Ankle Sprain Injuries: Recovering Like a Champ
For athletes and other activity enthusiasts, a sprained ankle is one of the most common injuries experienced. Not even two-time NBA MVP Steph Curry is immune from this especially irritating injury. The ACSM estimates that 25,000 Americans suffer from an ankle sprain each day, amounting to almost half of all sports injuries! Ankle sprains occur when one or more ligaments in the ankle tears, usually as a result of the ankle rolling beyond its normal range of motion or twisting in an awkward way. Even though the ankle sprain is a common injury, strengthening the body correctly is necessary to avoid long-term problems that may carry on if the right treatment is not sought out. Steph Curry would probably tell you himself, even a mild ankle sprain can carry symptoms and deficits that you don’t realize, increasing your risk of reinjury. One of the biggest misconceptions about ankle injuries is that “rest cures all” (wouldn’t that be nice?) but unfortunately it’s not that simple. The good news is that working with a physical therapist can help to identify these areas of weakness and get you back to your favorite activities safely.

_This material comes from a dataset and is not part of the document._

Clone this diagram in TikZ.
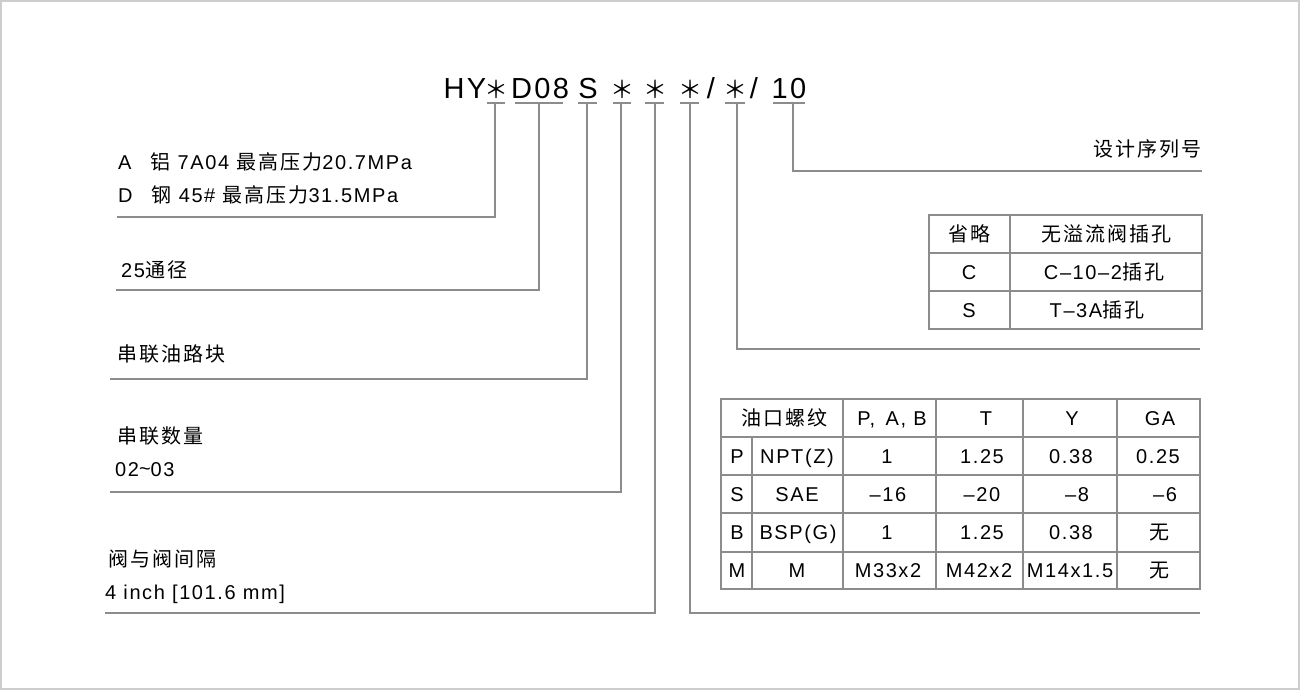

So how do you know if you have a sprained ankle and what can you do about it? If you’ve injured your ankle and experience symptoms of pain, swelling, bruising, or limited range of motion, you may be suffering from a sprain. If you’re unable to put any weight on your ankle at all, it may mean the sprain is severe or it could be a sign of a more serious injury. Seeking treatment within 1-2 days is the best way to help the healing process move along most efficiently. Working with a physical therapist can help you properly strengthen your ankle joint and calf muscles to quicken your recovery time, reduce pain, and decrease the risk of reinjury.